我是一个非常容易焦虑的人,从小就是这样,这和我父母的性格是密不可分的。
他们都属于那种高标准严要求的人,我的印象中,我爸爸永远在催促,即使是双休日也会七点多叫我起床,即使偶尔睡懒觉,顶多到九点也必须起来了。我小的时候,当他不高兴了就会板着脸严肃的念我的名字,或者说“我要发脾气了”这样的话来威胁我。我长大以后他又把控了我人生的每一步,比如非要给我安排一个工作、非要我在哪一个城市生活等等。
他就和很多人记忆里的“严父”一模一样。
很多人会提到“严父慈母”这个词,但是雪上加霜的是,我并没有一个慈母,我妈甚至比我爸的性格更糟糕。
她会给人更大的压迫感,她喜欢在数不胜数的细枝末节、鸡毛蒜皮的小事上要求你必须按照她的标准来。如果你没有按照她的标准做,她就会用言语攻击你,或者一遍遍的要求,直到你按照她的做了,她才满意。转而又会开始继续要求下一件事。
并且,她几乎从未由衷地赞美过我,却总对其他亲戚中的小辈舌灿莲花、没有理由地恭维赞美。让我十分不能理解她的脑回路的是,难道她觉得自己老了这些外人能照顾她,还是给她钱花?
如果说我对我爸还有点感情,我对我妈,真的一点都没有,我只能认为我是她满足自己不安全感和控制欲的工具而已。
在这样家庭中长大的我,形成了非常容易焦虑的性格。
在高中的高压环境下的三年,我的焦虑感达到了顶峰,一度每天活在焦虑中,甚至会被自己知道没有必要的念头折磨的没有办法安心学习,只有晚上入睡了大脑才能停下。
高中毕业后,没有了压力源,这种情况自动结束了,但是我在原生家庭里也并不开心,时刻想要逃离。
后来,我偶尔也会因为发生的一些小事,而不停担忧,直到这件事结束为止。
我逐渐形成了我妈的性格,因为焦虑想要掌控每一件事。
并且有一个地方我甚至还不如她,我对恋人的依赖度非常高,总是想粘在一起,她倒是可以自己过自己的生活。
直到我和我老公结婚后,我也总是催他帮我做事,雪上加霜的是,他非常喜欢说“等一下”,我也不知道这个“一下”是多久。
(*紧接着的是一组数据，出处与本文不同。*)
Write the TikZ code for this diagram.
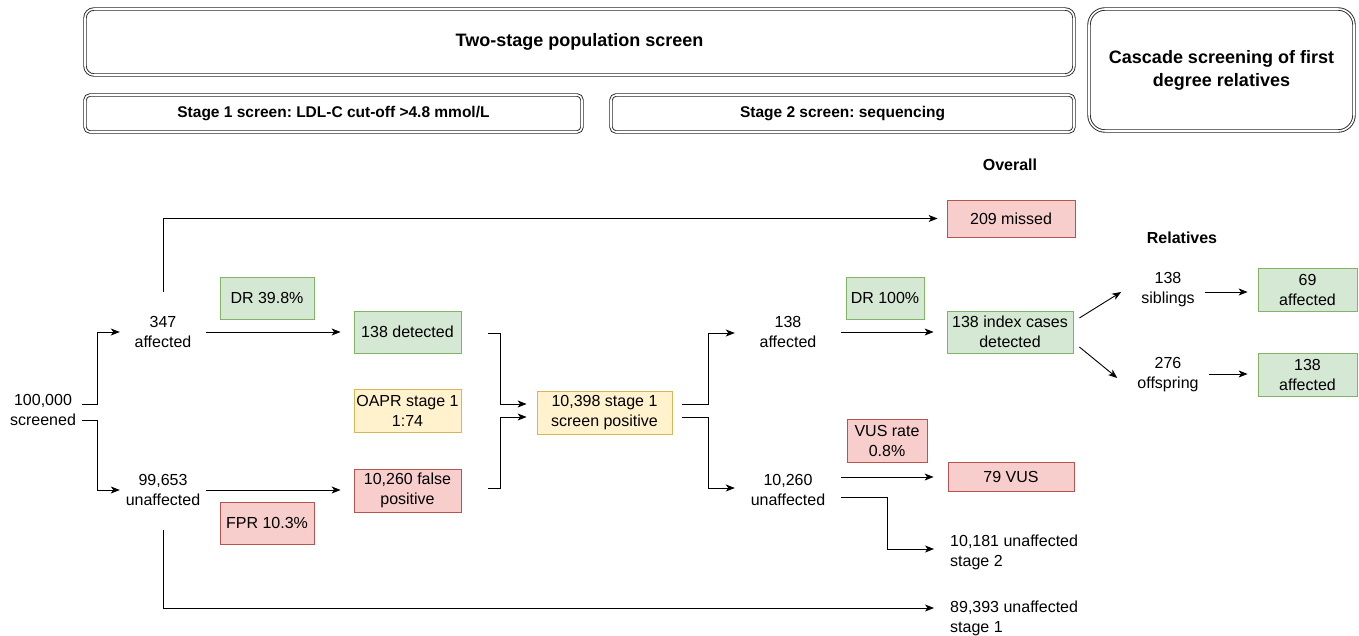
\documentclass[tikz,border=0pt]{standalone}
\usepackage{fontspec}
\setmainfont{Liberation Sans}
\usetikzlibrary{arrows.meta}
\definecolor{gfill}{HTML}{D5E8D4}\definecolor{gline}{HTML}{82B366}
\definecolor{rfill}{HTML}{F8CECC}\definecolor{rline}{HTML}{B85450}
\definecolor{yfill}{HTML}{FFF2CC}\definecolor{yline}{HTML}{D6B656}
\frenchspacing
\begin{document}
\begin{tikzpicture}[x=1pt,y=-1pt,
  every node/.style={font=\fontsize{16}{20}\selectfont, align=center, inner sep=0pt},
  txt/.style={},
  box/.style={draw, line width=0.8pt},
  gbox/.style={box, fill=gfill, draw=gline},
  rbox/.style={box, fill=rfill, draw=rline},
  ybox/.style={box, fill=yfill, draw=yline},
  hdr/.style={draw=black!85, line width=0.9pt, double=white, double distance=1.6pt, rounded corners=9pt},
  arr/.style={-{Stealth[length=9pt,width=7pt,inset=2.5pt]}, line width=0.9pt},
  ln/.style={line width=0.9pt}]
\useasboundingbox (0,0) rectangle (1359,636);
% headers
\node[hdr, minimum width=989pt, minimum height=66pt, font=\fontsize{18}{22}\selectfont\bfseries] (top) at (579.5,42) {Two-stage population screen};
\node[hdr, minimum width=497pt, minimum height=37pt, rounded corners=5pt, font=\fontsize{15.5}{20}\selectfont\bfseries] (st1) at (333.5,113.5) {Stage 1 screen: LDL-C cut-off >4.8 mmol/L};
\node[hdr, minimum width=463pt, minimum height=37pt, rounded corners=5pt, font=\fontsize{15.5}{20}\selectfont\bfseries] (st2) at (842.5,113.5) {Stage 2 screen: sequencing};
\node[hdr, minimum width=265pt, minimum height=122pt, rounded corners=16pt, font=\fontsize{18}{23}\selectfont\bfseries] (casc) at (1221.5,70) {Cascade screening of first\\degree relatives};
\node[font=\fontsize{16}{20}\selectfont\bfseries] (overall) at (1010,165) {Overall};
\node[font=\fontsize{16}{20}\selectfont\bfseries] (relatives) at (1182,238) {Relatives};
% text nodes
\node[txt, minimum width=78pt] (screened) at (43,410) {100,000\\screened};
\node[txt, minimum width=86pt] (aff1) at (163,332) {347\\affected};
\node[txt, minimum width=86pt] (unaff1) at (163,490) {99,653\\unaffected};
\node[txt, minimum width=106pt] (aff2) at (788,332) {138\\affected};
\node[txt, minimum width=106pt] (unaff2) at (788,490) {10,260\\unaffected};
\node[txt] (sib) at (1168,290) {138\\siblings};
\node[txt] (off) at (1168,375) {276\\offspring};
\node[txt, anchor=west, align=left] (unst2) at (950,552) {10,181 unaffected\\stage 2};
\node[txt, anchor=west, align=left] (unst1) at (950,618) {89,393 unaffected\\stage 1};
% boxes
\node[gbox, minimum width=94pt, minimum height=42pt] (dr1) at (267,298) {DR 39.8\%};
\node[gbox, minimum width=107pt, minimum height=42pt] (det1) at (407.5,332) {138 detected};
\node[ybox, minimum width=107pt, minimum height=43pt] (oapr) at (407.5,410.5) {OAPR stage 1\\1:74};
\node[rbox, minimum width=107pt, minimum height=43pt] (fp) at (407.5,490.5) {10,260 false\\positive};
\node[rbox, minimum width=94pt, minimum height=42pt] (fpr) at (267,523) {FPR 10.3\%};
\node[ybox, minimum width=135pt, minimum height=43pt] (pos) at (604.5,412.5) {10,398 stage 1\\screen positive};
\node[gbox, minimum width=78pt, minimum height=42pt] (dr2) at (885,298) {DR 100\%};
\node[gbox, minimum width=126pt, minimum height=42pt] (idx) at (1010,332) {138 index cases\\detected};
\node[rbox, minimum width=128pt, minimum height=37pt] (missed) at (1011,218.5) {209 missed};
\node[rbox, minimum width=80pt, minimum height=43pt] (vusr) at (887,440.5) {VUS rate\\0.8\%};
\node[rbox, minimum width=126pt, minimum height=29pt] (vus) at (1011,477) {79 VUS};
\node[gbox, minimum width=99pt, minimum height=43pt] (a69) at (1307.5,289.5) {69\\affected};
\node[gbox, minimum width=99pt, minimum height=43pt] (a138) at (1307.5,374.5) {138\\affected};
% connectors
\draw[arr] ([yshift=6pt]screened.east) -- ++(15,0) |- (aff1.west);
\draw[arr] ([yshift=-10pt]screened.east) -- ++(15,0) |- (unaff1.west);
\draw[arr] ([yshift=24pt]aff1.north) |- ([xshift=-9pt]missed.west);
\draw[arr] ([yshift=-24pt]unaff1.south) |- ([xshift=-16pt,yshift=10pt]unst1.west);
\draw[arr] (aff1.east) -- ([xshift=-13pt]det1.west);
\draw[arr] (unaff1.east) -- ([xshift=-13pt,yshift=0.5pt]fp.west);
\draw[arr] ([xshift=27pt,yshift=-1pt]det1.east) -- ++(12,0) |- ([xshift=-10pt,yshift=8.5pt]pos.west);
\draw[arr] ([xshift=27pt,yshift=2.5pt]fp.east) -- ++(12,0) |- ([xshift=-10pt,yshift=-4.5pt]pos.west);
\draw[arr] ([xshift=10pt,yshift=8.5pt]pos.east) -- ++(26,0) |- ([yshift=-1pt]aff2.west);
\draw[arr] ([xshift=10pt,yshift=-4.5pt]pos.east) -- ++(26,0) |- ([yshift=2pt]unaff2.west);
\draw[arr] (aff2.east) -- ([xshift=-13pt]idx.west);
\draw[arr] ([yshift=13pt]unaff2.east) -- ([xshift=-14pt]vus.west);
\draw[arr] ([yshift=-7pt]unaff2.east) -- ++(46,0) |- ([xshift=-16pt,yshift=3pt]unst2.west);
\draw[arr] ([xshift=6pt,yshift=14pt]idx.east) -- ([xshift=-20pt,yshift=-2pt]sib.west);
\draw[arr] ([xshift=6pt,yshift=-15pt]idx.east) -- ([xshift=-20pt,yshift=-3pt]off.west);
\draw[arr] ([xshift=10pt,yshift=-2pt]sib.east) -- ([xshift=-10pt,yshift=-2pt]sib.east -| a69.west);
\draw[arr] ([xshift=10pt,yshift=1pt]off.east) -- ([xshift=-10pt,yshift=1pt]off.east -| a138.west);
\end{tikzpicture}
\end{document}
这怎么得了,我不能忍受这个突然被撑开的空间,我会感到莫名不安。因为在我的原生家庭里,“等一下”是错误的,是不能被允许发生的,如果那样我又会被批评。这突如其来的三个字让我感到焦灼。
所以,当他被我催了几次以后,语气就变得不耐烦了,我们自然就产生了一些争执。在沟通之后我可以理解他,也可以理解自己,却不知道该怎么处理这个问题。
除此之外,其他的地方都很好,他能允许我有严重的狂犬病焦虑,并不认为我每次被猫狗抓了都要去打针是奇怪的事情。他说“不管你有没有被抓破,不管你是被别人的猫狗抓了,还是我们自己家的猫狗抓了,你只要害怕,你就去打针。”他说:“我觉得你怕狂犬病就像我怕高一样,差不多一个道理,所以我觉得这是正常的,每个人都有特别怕的东西。”
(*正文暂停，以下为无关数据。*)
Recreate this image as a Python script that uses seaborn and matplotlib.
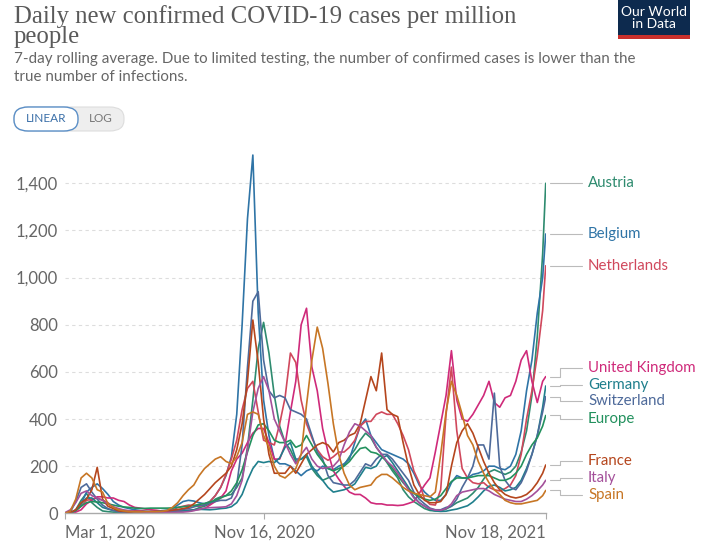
import pandas as pd
import numpy as np
import seaborn as sns
import matplotlib.pyplot as plt
import matplotlib.transforms as mtransforms
from matplotlib.patches import FancyBboxPatch, Rectangle

# weekly dates from Mar 1 2020, last point Nov 18 2021
dates = list(pd.date_range("2020-03-01", periods=90, freq="7D")) + [pd.Timestamp("2021-11-18")]

austria = [0, 2, 15, 55, 85, 45, 25, 10, 7, 5,
           4, 4, 4, 3, 3, 3, 5, 8, 11, 12,
           12, 12, 13, 9, 14, 24, 30, 40, 60, 70,
           75, 80, 110, 150, 280, 480, 700, 810, 680, 500,
           370, 300, 270, 220, 230, 240, 190, 160, 140, 150,
           160, 180, 205, 240, 270, 310, 340, 320, 280, 250,
           215, 180, 150, 100, 70, 50, 35, 20, 12, 10,
           10, 18, 30, 45, 55, 65, 85, 110, 145, 175,
           185, 175, 165, 175, 200, 260, 350, 500, 750, 1100,
           1400]
belgium = [0, 2, 12, 40, 90, 110, 125, 105, 80, 50,
           35, 25, 20, 15, 12, 9, 8, 8, 10, 12,
           20, 35, 50, 55, 52, 45, 40, 50, 75, 110,
           160, 240, 420, 800, 1250, 1520, 850, 480, 330, 230,
           210, 210, 200, 180, 160, 180, 190, 180, 200, 190,
           185, 200, 210, 230, 300, 370, 400, 330, 300, 270,
           260, 250, 240, 230, 210, 170, 120, 90, 70, 55,
           55, 80, 130, 160, 150, 150, 165, 170, 180, 200,
           200, 190, 185, 200, 250, 350, 520, 650, 850, 1000,
           1185]
netherlands = [0, 2, 10, 30, 55, 60, 65, 55, 45, 25,
               15, 12, 10, 10, 10, 8, 5, 3, 4, 6,
               12, 25, 30, 35, 33, 30, 35, 50, 75, 110,
               165, 230, 310, 440, 530, 560, 430, 310, 300, 290,
               380, 490, 680, 640, 480, 380, 320, 270, 240, 225,
               240, 260, 260, 280, 310, 370, 390, 390, 420, 430,
               420, 420, 380, 330, 270, 180, 130, 60, 38, 35,
               100, 420, 620, 350, 190, 150, 130, 125, 130, 110,
               100, 95, 105, 120, 160, 250, 400, 520, 670, 860,
               1050]
uk = [0, 1, 5, 15, 40, 55, 70, 70, 65, 65,
      55, 50, 35, 25, 22, 18, 15, 13, 10, 9,
      10, 11, 12, 13, 15, 16, 20, 35, 50, 65,
      95, 180, 230, 255, 300, 340, 360, 360, 300, 230,
      230, 290, 430, 560, 800, 870, 620, 520, 360, 260,
      180, 145, 115, 90, 80, 80, 65, 45, 40, 40,
      35, 35, 33, 35, 42, 50, 85, 120, 150, 260,
      380, 500, 690, 480, 400, 390, 420, 460, 500, 560,
      470, 450, 490, 500, 560, 650, 690, 560, 470, 560,
      580]
germany = [0, 1, 12, 40, 65, 65, 45, 25, 18, 12,
           10, 8, 6, 5, 4, 4, 7, 6, 5, 5,
           6, 8, 10, 12, 15, 17, 16, 15, 17, 20,
           22, 28, 45, 80, 140, 190, 220, 215, 220, 215,
           235, 280, 300, 230, 230, 250, 200, 170, 140, 110,
           90, 95, 100, 110, 125, 160, 195, 190, 200, 235,
           245, 215, 180, 145, 110, 70, 45, 30, 16, 10,
           8, 9, 14, 18, 25, 32, 48, 70, 95, 115,
           120, 110, 95, 100, 110, 140, 190, 250, 330, 450,
           540]
switzerland = [0, 5, 50, 110, 125, 90, 60, 35, 20, 12,
               6, 4, 3, 2, 2, 3, 5, 8, 11, 12,
               12, 15, 17, 20, 27, 33, 35, 45, 50, 55,
               55, 65, 120, 290, 620, 900, 940, 650, 520, 490,
               500, 490, 440, 430, 420, 400, 330, 260, 230, 160,
               130, 125, 120, 120, 140, 175, 210, 200, 230, 250,
               250, 230, 200, 170, 140, 90, 60, 40, 22, 15,
               15, 25, 30, 60, 110, 150, 200, 290, 290, 230,
               510, 200, 140, 110, 100, 130, 180, 250, 330, 430,
               495]
europe = [0, 3, 12, 30, 45, 50, 48, 45, 40, 35,
          30, 27, 25, 22, 21, 21, 22, 22, 22, 22,
          23, 25, 28, 30, 33, 38, 42, 48, 55, 65,
          75, 95, 130, 185, 260, 330, 375, 380, 350, 310,
          300, 300, 310, 280, 290, 330, 290, 250, 220, 190,
          180, 190, 200, 220, 250, 275, 280, 260, 255, 240,
          220, 190, 160, 130, 105, 85, 70, 60, 55, 60,
          75, 105, 135, 150, 150, 150, 155, 160, 160, 160,
          150, 140, 140, 150, 170, 200, 250, 290, 320, 370,
          415]
france = [0, 3, 15, 45, 60, 100, 195, 60, 30, 20,
          10, 8, 5, 8, 5, 6, 7, 8, 8, 8,
          13, 16, 20, 25, 40, 60, 80, 105, 130, 150,
          170, 200, 270, 380, 560, 820, 640, 400, 250, 170,
          170, 170, 200, 170, 210, 250, 270, 290, 300, 290,
          260, 300, 310, 330, 340, 380, 480, 580, 520, 680,
          440, 420, 410, 300, 200, 120, 80, 55, 45, 45,
          50, 80, 200, 300, 350, 380, 340, 280, 220, 170,
          130, 100, 80, 70, 65, 70, 80, 100, 130, 170,
          205]
italy = [3, 15, 45, 85, 95, 75, 65, 55, 40, 28,
         20, 14, 11, 7, 6, 5, 4, 4, 3, 4,
         4, 5, 5, 7, 11, 17, 22, 24, 25, 26,
         28, 40, 75, 140, 270, 430, 530, 580, 520, 400,
         350, 300, 250, 210, 250, 280, 230, 200, 190, 195,
         200, 225, 290, 345, 380, 370, 350, 330, 280, 250,
         220, 200, 170, 135, 100, 65, 45, 30, 19, 14,
         13, 20, 40, 75, 90, 95, 100, 105, 105, 95,
         80, 70, 60, 55, 50, 50, 60, 75, 95, 120,
         140]
spain = [0, 10, 60, 150, 170, 150, 100, 90, 40, 25,
         15, 10, 8, 6, 6, 7, 7, 7, 8, 12,
         25, 45, 75, 100, 120, 160, 190, 210, 230, 240,
         220, 210, 240, 300, 420, 430, 420, 330, 280, 200,
         160, 150, 170, 190, 250, 460, 650, 790, 700, 550,
         380, 250, 170, 120, 100, 110, 115, 120, 150, 165,
         165, 150, 130, 110, 95, 85, 80, 75, 70, 90,
         250, 430, 560, 500, 420, 330, 290, 220, 170, 130,
         100, 80, 55, 45, 40, 40, 45, 50, 55, 75,
         97]

names = ["Austria", "Belgium", "Netherlands", "United Kingdom", "Germany",
         "Switzerland", "Europe", "France", "Italy", "Spain"]
series = [austria, belgium, netherlands, uk, germany, switzerland, europe, france, italy, spain]
colors = ["#2E8B6F", "#2F74A6", "#D0485C", "#CF2A7A", "#1F7F8C",
          "#4E6A9A", "#23915E", "#B5461D", "#A4509A", "#C77625"]
# where the right-hand labels sit (value units)
label_pos = [1400, 1185, 1050, 616, 545, 477, 400, 222, 150, 78]

yticks = [0, 200, 400, 600, 800, 1000, 1200, 1400]
ytick_labels = ["0", "200", "400", "600", "800", "1,000", "1,200", "1,400"]
xticks = [pd.Timestamp("2020-03-01"), pd.Timestamp("2020-11-16"), pd.Timestamp("2021-11-18")]
xtick_labels = ["Mar 1, 2020", "Nov 16, 2020", "Nov 18, 2021"]

df = pd.concat([pd.DataFrame({"date": dates, "cases": s, "country": n})
                for n, s in zip(names, series)], ignore_index=True)

sns.set_theme(style="white")
plt.rcParams['font.family'] = ['Lato', 'DejaVu Sans']

fig = plt.figure(figsize=(7.09, 5.51), dpi=100)
ax = fig.add_axes([0.0917, 0.0684, 0.678, 0.6545])

sns.lineplot(data=df, x="date", y="cases", hue="country", hue_order=names,
             palette=dict(zip(names, colors)), estimator=None, linewidth=1.2,
             legend=False, ax=ax)

ax.set_xlim(xticks[0], xticks[-1])
ax.set_ylim(0, 1530)
ax.set_xlabel("")
ax.set_ylabel("")
for sp in ["left", "right", "top"]:
    ax.spines[sp].set_visible(False)
ax.spines["bottom"].set_color("#aaaaaa")
ax.spines["bottom"].set_linewidth(1.0)

ax.set_yticks(yticks)
ax.set_yticklabels(ytick_labels)
ax.tick_params(axis="y", length=0, pad=5, labelsize=12, labelcolor="#666666")
for y in yticks[1:]:
    ax.axhline(y, color="#dddddd", linewidth=0.8, linestyle=(0, (3, 3)), zorder=0)

ax.set_xticks(xticks)
ax.set_xticklabels(xtick_labels)
ax.tick_params(axis="x", length=4, width=0.8, color="#aaaaaa", pad=4,
               labelsize=12, labelcolor="#666666", bottom=True)
xl = ax.get_xticklabels()
xl[0].set_ha("left")
xl[-1].set_ha("right")

# right-hand labels with connectors
trans = mtransforms.blended_transform_factory(ax.transAxes, ax.transData)
for n, s, c, ly in zip(names, series, colors, label_pos):
    ey = s[-1]
    ax.plot([1.008, 1.03, 1.03, 1.075], [ey, ey, ly, ly], transform=trans,
            color="#bbbbbb", linewidth=0.8, clip_on=False)
    ax.text(1.088, ly, n, transform=trans, va="center", ha="left",
            fontsize=10.8, color=c)

# title and subtitle
fig.text(14 / 709, 1 - 23 / 551, "Daily new confirmed COVID-19 cases per million",
         family=["Liberation Serif"], fontsize=17.8, color="#5a5a5a", va="baseline")
fig.text(14 / 709, 1 - 43 / 551, "people",
         family=["Liberation Serif"], fontsize=17.8, color="#5a5a5a", va="baseline")
fig.text(14 / 709, 1 - 63 / 551,
         "7-day rolling average. Due to limited testing, the number of confirmed cases is lower than the",
         fontsize=10.9, color="#666666", va="baseline")
fig.text(14 / 709, 1 - 81 / 551, "true number of infections.",
         fontsize=10.9, color="#666666", va="baseline")

# LINEAR / LOG toggle
fig.patches.append(FancyBboxPatch((14 / 709, 1 - 131 / 551), 110 / 709, 24 / 551,
                                  boxstyle="round,pad=0,rounding_size=0.02",
                                  transform=fig.transFigure, facecolor="#eeeeee",
                                  edgecolor="#dddddd", linewidth=0.8))
fig.patches.append(FancyBboxPatch((14 / 709, 1 - 131 / 551), 64 / 709, 24 / 551,
                                  boxstyle="round,pad=0,rounding_size=0.02",
                                  transform=fig.transFigure, facecolor="white",
                                  edgecolor="#5b8fc7", linewidth=1.0))
fig.text(46 / 709, 1 - 119 / 551, "LINEAR", fontsize=8.5, color="#3a6fa8",
         ha="center", va="center")
fig.text(101 / 709, 1 - 119 / 551, "LOG", fontsize=8.5, color="#777777",
         ha="center", va="center")

# logo
fig.patches.append(Rectangle((618 / 709, 1 - 35 / 551), 72 / 709, 35 / 551,
                             transform=fig.transFigure, facecolor="#0d2a4e", edgecolor="none"))
fig.patches.append(Rectangle((618 / 709, 1 - 39 / 551), 72 / 709, 4 / 551,
                             transform=fig.transFigure, facecolor="#c9302c", edgecolor="none"))
fig.text(654 / 709, 1 - 18 / 551, "Our World\nin Data", fontsize=10, color="white",
         ha="center", va="center", linespacing=1.0)

fig.savefig("out.png", dpi=100)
这句话一下子就让我不焦虑了,我觉得有人在设身处地的理解我,我不是一个“奇怪”的人。
前几年我们俩为了带孩子,都办了“离岗创业”,我曾经对于未来很焦虑,对于他的未来也很焦虑。
好在,因为我爸爸的关系,我顺利地回到了原来的岗位,而他却回不去了,一时也不知道能去哪个岗位工作,甚至,他还能不能回到这个单位,会不会失业都是问题。
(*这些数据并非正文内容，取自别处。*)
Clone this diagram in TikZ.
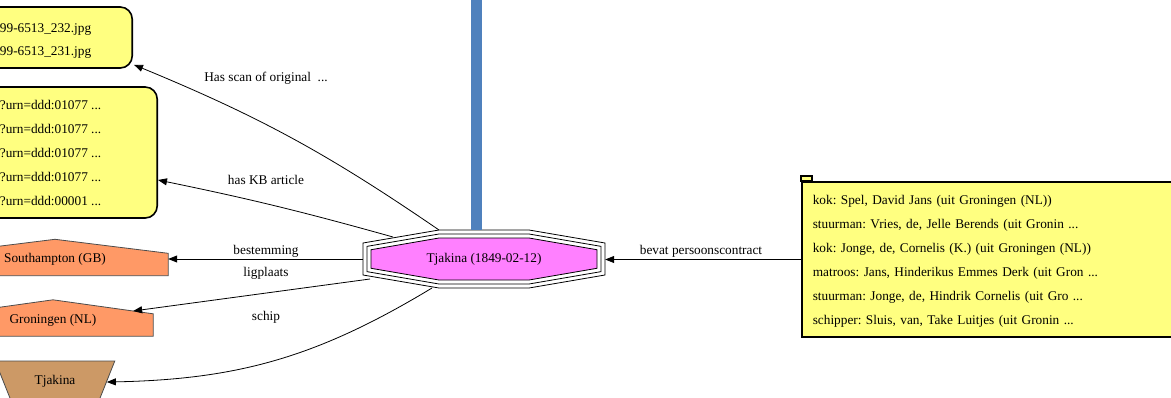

我又觉得有些焦虑,直到有天晚上,我们去喝啤酒,我说出了自己心里的不安:“你现在这个情况,不知道会去哪里,现在孩子还需要照顾。但我最怕的是公司找个借口不要你了,今后你怎么办呢?”
相对于我的焦灼,他倒是真的什么都不在意:“我去哪个岗位都行,对我都是一样的。就算是回不去了,也有办法。我爸妈两套房子,我们去住一套,最差的情况是把我们现在住的房子租出去也是一个人的工资呢。”
他的轻松自在、不拘泥、不强求、不执着的心态让我一下觉得自己的心被打开了,他给出的切实可用的解决办法也让我彻底安心了。
那天,我很难忘记,那是一个有着舒服的晚风的夜。11点了,我们在烧烤店外面的桌子上,边吃边轻松地说着未来,我明显的感觉到自己变了,好像不那么紧张了。
他不像他爸爸也不像我爸爸,他不会问:“你们以后怎么办呢?”他也真的不那么担心。
也是他改变了我从原生家庭中带出来的糟粕观念,夫妻需要争夺权力,对家庭的话语权、掌控权。他说:“我们是平等的。”
和这样的人在一起久了,我渐渐松弛了下来,我能允许很多事情发生,我的焦虑几乎很少出现了,我能允许自己是自己,他人是他人。